6. Gently fold the whites into the yolk mixture until well incorporated.

7. Spread batter evenly into prepared pan and bake for 12 to 15 minutes, until cake springs back to the touch.

8. Allow cake to cool completely. Dust a clean kitchen towel liberally with confectioners’ sugar (I used a towel, but skipped this step). Loosen the cake around the edges of the pan with a paring knife. Invert the tray over the dusted towel. Carefully peel the parchment or wax paper off of the cake.

Chai and Espresso Mousses

I adapted a recipe to make these that originally called for both lemon juice and water by replacing the liquids with either chai tea or espresso. Since I knew I wouldn’t need two full batches of mousse, and because I am a cook who likes shortcuts, I did everything in this recipe together that I could, and separated what I had to. Which will make more sense in a sec.

4 eggs
½ cup (125ml) strong chai tea
½ cup (125ml) strong espresso (I used 2 tsp of espresso powder in 1/2 cup boiling water)
1 cup (200g) sugar
2 tablespoons cornstarch
2 cups (500ml) cream, double
A pinch of orange rind
About a teaspoon of chai spices (cinnamon, cloves, cardamom, nutmeg)
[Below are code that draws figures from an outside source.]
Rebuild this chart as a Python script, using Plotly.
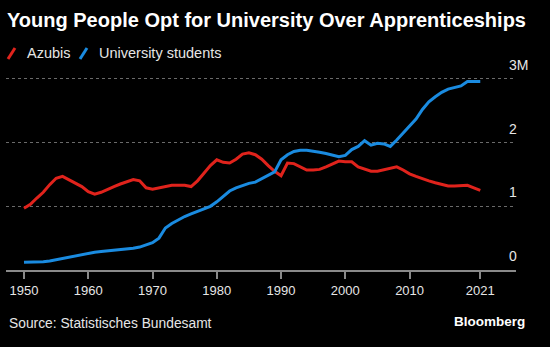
import plotly.graph_objects as go

years = list(range(1950, 2022))
azubis = [0.97, 1.03, 1.13, 1.22, 1.34, 1.44, 1.47, 1.42, 1.37, 1.31,
          1.23, 1.19, 1.22, 1.27, 1.31, 1.35, 1.39, 1.42, 1.40, 1.29,
          1.27, 1.29, 1.31, 1.33, 1.33, 1.33, 1.31, 1.40, 1.52, 1.64,
          1.73, 1.69, 1.68, 1.74, 1.82, 1.84, 1.81, 1.74, 1.64, 1.55,
          1.48, 1.68, 1.67, 1.62, 1.57, 1.57, 1.58, 1.62, 1.67, 1.71,
          1.70, 1.70, 1.62, 1.58, 1.55, 1.55, 1.57, 1.60, 1.62, 1.57,
          1.51, 1.47, 1.43, 1.40, 1.37, 1.34, 1.32, 1.32, 1.33, 1.33,
          1.29, 1.25]
university = [0.12, 0.12, 0.12, 0.13, 0.14, 0.16, 0.18, 0.20, 0.22, 0.25,
              0.27, 0.28, 0.29, 0.30, 0.30, 0.31, 0.33, 0.34, 0.36, 0.39,
              0.43, 0.50, 0.66, 0.73, 0.79, 0.84, 0.88, 0.92, 0.96, 1.00,
              1.07, 1.16, 1.24, 1.29, 1.33, 1.36, 1.38, 1.43, 1.49, 1.54,
              1.73, 1.81, 1.86, 1.88, 1.88, 1.87, 1.85, 1.83, 1.81, 1.78,
              1.80, 1.89, 1.94, 2.03, 1.96, 1.99, 1.98, 1.94, 2.04, 2.15,
              2.25, 2.37, 2.52, 2.64, 2.72, 2.79, 2.84, 2.87, 2.89, 2.96,
              2.96, 2.96]

series_names = ["Azubis", "University students"]
series_colors = ["#e0231c", "#1a8be0"]

x_tickvals = [1950, 1960, 1970, 1980, 1990, 2000, 2010, 2021]
x_ticktext = ["1950", "1960", "1970", "1980", "1990", "2000", "2010", "2021"]
y_tickvals = [0, 1, 2, 3]
y_ticktext = ["0", "1", "2", "3M"]

W, H = 550, 347
ML, MR, MT, MB = 6, 34, 63, 77
PW, PH = W - ML - MR, H - MT - MB


def px(x):
    return (x - ML) / PW


def py(y):
    return (H - MB - y) / PH


TXT = "#e6e6e6"
FONT = "Liberation Sans"

fig = go.Figure()
fig.add_trace(go.Scatter(x=years, y=azubis, mode="lines", name=series_names[0],
                         line=dict(color=series_colors[0], width=3)))
fig.add_trace(go.Scatter(x=years, y=university, mode="lines", name=series_names[1],
                         line=dict(color=series_colors[1], width=3)))

annotations = []
for v, t in zip(y_tickvals, y_ticktext):
    annotations.append(dict(x=px(507), xref="paper", y=v, yref="y", text=t,
                            showarrow=False, xanchor="left", yanchor="middle",
                            yshift=14, font=dict(color=TXT, size=14, family=FONT)))

shapes = []
leg_x = [8, 80]
text_x = [25, 97]
for i, name in enumerate(series_names):
    shapes.append(dict(type="line", xref="paper", yref="paper",
                       x0=px(leg_x[i]), y0=py(59), x1=px(leg_x[i] + 7), y1=py(48),
                       line=dict(color=series_colors[i], width=3)))
    annotations.append(dict(x=px(text_x[i]), xref="paper", y=py(52.5), yref="paper",
                            text=name, showarrow=False, xanchor="left", yanchor="middle",
                            font=dict(color=TXT, size=14.5, family=FONT)))

annotations.append(dict(x=px(7), xref="paper", y=py(323), yref="paper",
                        text="Source: Statistisches Bundesamt", showarrow=False,
                        xanchor="left", yanchor="middle",
                        font=dict(color=TXT, size=13.8, family=FONT)))
annotations.append(dict(x=px(527), xref="paper", y=py(321), yref="paper",
                        text="<b>Bloomberg</b>", showarrow=False,
                        xanchor="right", yanchor="middle",
                        font=dict(color="#ffffff", size=13.5, family=FONT)))

fig.update_layout(
    width=W, height=H,
    margin=dict(l=ML, r=MR, t=MT, b=MB, pad=0),
    paper_bgcolor="#000000", plot_bgcolor="#000000",
    showlegend=False,
    title=dict(text="<b>Young People Opt for University Over Apprenticeships</b>",
               x=7 / W, xanchor="left", xref="container",
               y=1 - 19.5 / H, yanchor="middle", yref="container",
               font=dict(color="#ffffff", size=20, family=FONT)),
    xaxis=dict(range=[1947.2, 2026.56], tickvals=x_tickvals, ticktext=x_ticktext,
               showgrid=False, zeroline=False, showline=True, linecolor="#8a8a8a",
               linewidth=2, ticks="outside", ticklen=7, tickwidth=1.5,
               tickcolor="#8a8a8a", tickfont=dict(color=TXT, size=13, family=FONT)),
    yaxis=dict(range=[0, 3.25], tickvals=y_tickvals[1:], showticklabels=False,
               showgrid=True, gridcolor="#6a6a6a", griddash="dot", gridwidth=1,
               zeroline=False, showline=False),
    annotations=annotations,
    shapes=shapes,
)

fig.write_html("out.html")
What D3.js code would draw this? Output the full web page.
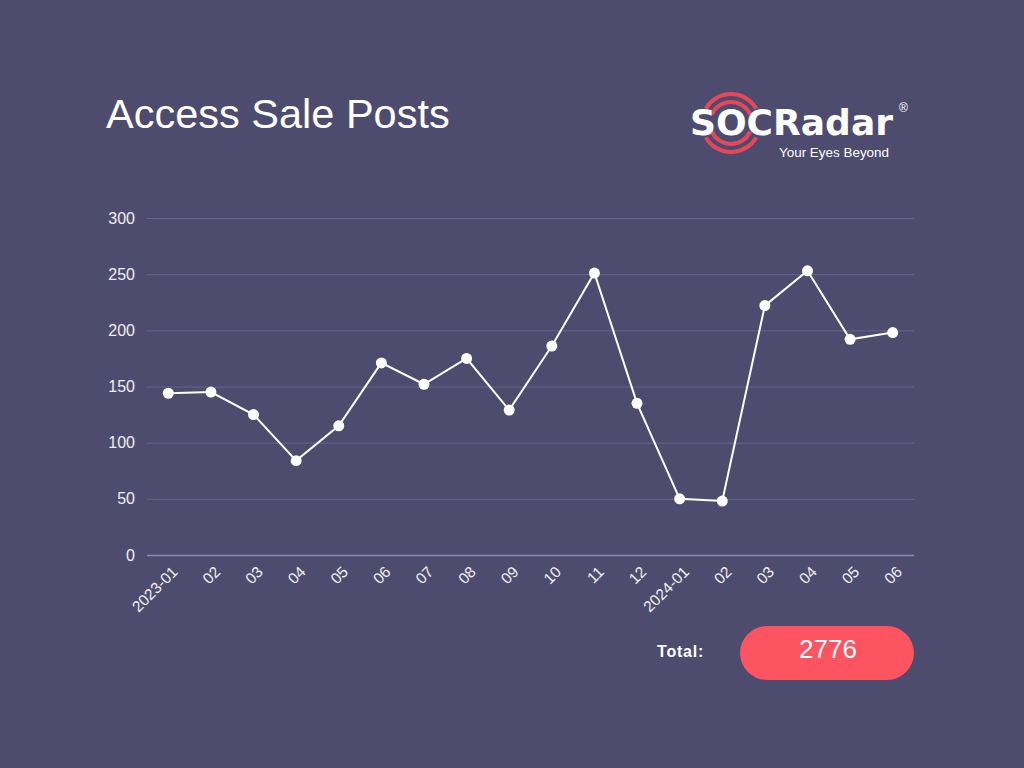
<!DOCTYPE html>
<html>
<head>
<meta charset="utf-8">
<script src="https://cdn.jsdelivr.net/npm/d3@7"></script>
<style>
  html, body { margin: 0; padding: 0; background: #4e4c6e; }
  svg { display: block; }
</style>
</head>
<body>
<svg id="chart" width="1024" height="768"></svg>
<script>
const months = ["2023-01","02","03","04","05","06","07","08","09","10","11","12","2024-01","02","03","04","05","06"];
const posts = [144,145,125,84,115,171,152,175,129,186,251,135,50,48,222,253,192,198];
const yTicks = [0,50,100,150,200,250,300];
const title = "Access Sale Posts";
const totalLabel = "Total:";
const totalValue = "2776";

const svg = d3.select("#chart");
const W = 1024, H = 768;
const FONT = "Liberation Sans, Arial, sans-serif";
svg.append("rect").attr("width", W).attr("height", H).attr("fill", "#4e4c6e");

const margin = {left: 147, right: 110, top: 218, bottom: 213};
const x = d3.scalePoint().domain(d3.range(months.length)).range([margin.left, W - margin.right]).padding(0.5);
const y = d3.scaleLinear().domain([0, 300]).range([H - margin.bottom, margin.top]);

// title
svg.append("text").attr("x", 106).attr("y", 128)
  .attr("fill", "#ffffff").attr("font-family", FONT)
  .attr("font-size", 41.5).text(title);

// gridlines
const yAxis = d3.axisLeft(y).tickValues(yTicks).tickSize(-(W - margin.left - margin.right)).tickPadding(12);
const gy = svg.append("g").attr("transform", `translate(${margin.left},0)`).call(yAxis);
gy.select(".domain").remove();
gy.selectAll(".tick line").attr("stroke", d => d === 0 ? "#8d8cb4" : "#65648a").attr("stroke-width", d => d === 0 ? 1.5 : 1);
gy.selectAll(".tick text").attr("fill", "#eeeef4").attr("font-size", 16)
  .attr("font-family", FONT);

// x axis labels
const xAxis = d3.axisBottom(x).tickSize(0).tickPadding(0).tickFormat(i => months[i]);
const gx = svg.append("g").attr("transform", `translate(0,${y(0)})`).call(xAxis);
gx.select(".domain").remove();
gx.selectAll(".tick text")
  .attr("fill", "#eeeef4").attr("font-size", 15.5)
  .attr("font-family", FONT)
  .attr("text-anchor", "end")
  .attr("dy", "0.35em")
  .attr("transform", "translate(6,14) rotate(-45)");

// line
const line = d3.line().x((d, i) => x(i)).y(d => y(d));
svg.append("path").datum(posts).attr("d", line)
  .attr("fill", "none").attr("stroke", "#ffffff").attr("stroke-width", 2);
svg.selectAll("circle.pt").data(posts).enter().append("circle").attr("class", "pt")
  .attr("cx", (d, i) => x(i)).attr("cy", d => y(d)).attr("r", 5.5).attr("fill", "#ffffff");

// logo
const logo = svg.append("g");
const cx = 731, cy = 123;
const arc = d3.arc();
[[21, 4, 1.15], [29, 4, 1.05]].forEach(([r, w, span]) => {
  [0, Math.PI].forEach(base => {
    logo.append("path")
      .attr("d", arc({innerRadius: r - w / 2, outerRadius: r + w / 2, startAngle: base - span, endAngle: base + span, cornerRadius: 2}))
      .attr("transform", `translate(${cx},${cy})`)
      .attr("fill", "#e8475a");
  });
});
logo.append("text").attr("x", 690).attr("y", 135)
  .attr("fill", "#ffffff").attr("font-family", "DejaVu Sans, sans-serif")
  .attr("font-weight", "bold").attr("font-size", 35)
  .attr("textLength", 203).attr("lengthAdjust", "spacingAndGlyphs").text("SOCRadar");
logo.append("text").attr("x", 899).attr("y", 112)
  .attr("fill", "#ffffff").attr("font-family", FONT)
  .attr("font-size", 12).text("®");
logo.append("text").attr("x", 779).attr("y", 157)
  .attr("fill", "#ffffff").attr("font-family", FONT)
  .attr("font-size", 13).attr("textLength", 110).attr("lengthAdjust", "spacingAndGlyphs").text("Your Eyes Beyond");

// total
svg.append("text").attr("x", 657).attr("y", 657)
  .attr("fill", "#ffffff").attr("font-family", FONT)
  .attr("font-weight", "bold").attr("font-size", 16).attr("letter-spacing", 0.8).text(totalLabel);
svg.append("rect").attr("x", 740).attr("y", 626).attr("width", 174).attr("height", 54)
  .attr("rx", 27).attr("fill", "#fc5461");
svg.append("text").attr("x", 828).attr("y", 658).attr("text-anchor", "middle")
  .attr("fill", "#ffffff").attr("font-family", FONT)
  .attr("font-size", 26).text(totalValue);
</script>
</body>
</html>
[All together]Beat egg yolks and sugar with electric mixer for about 10 minutes, until pale and creamy.

[Starting two bowls, here]

In one bowl, combine espresso, 1TB cornstarch, and orange rind.

In another bowl, combine chai, 1TB cornstarch, and chai spices.

Divide sugar/egg mixture in half and ‘fold’ into liquids (I’m not sure how you do that, I ended up having to whisk, as it just made lumps. That could be where my mousse went wrong.)

Pour each bowl into a separate saucepan and cook over a low heat until mixture thickens.

Remove from heat and set aside to cool completely.

[together]Whip cream until stiff, divide in half, and fold it into each mixture.

[together]Beat egg whites with 1 tablespoonful of sugar until they form stiff peaks, divide in half, and gently fold them into each mixture.

At this point you now have two bowls of mousse. I found it easiest to pipe them into the molds; you could just spoon and smooth. Chill for 3 hours.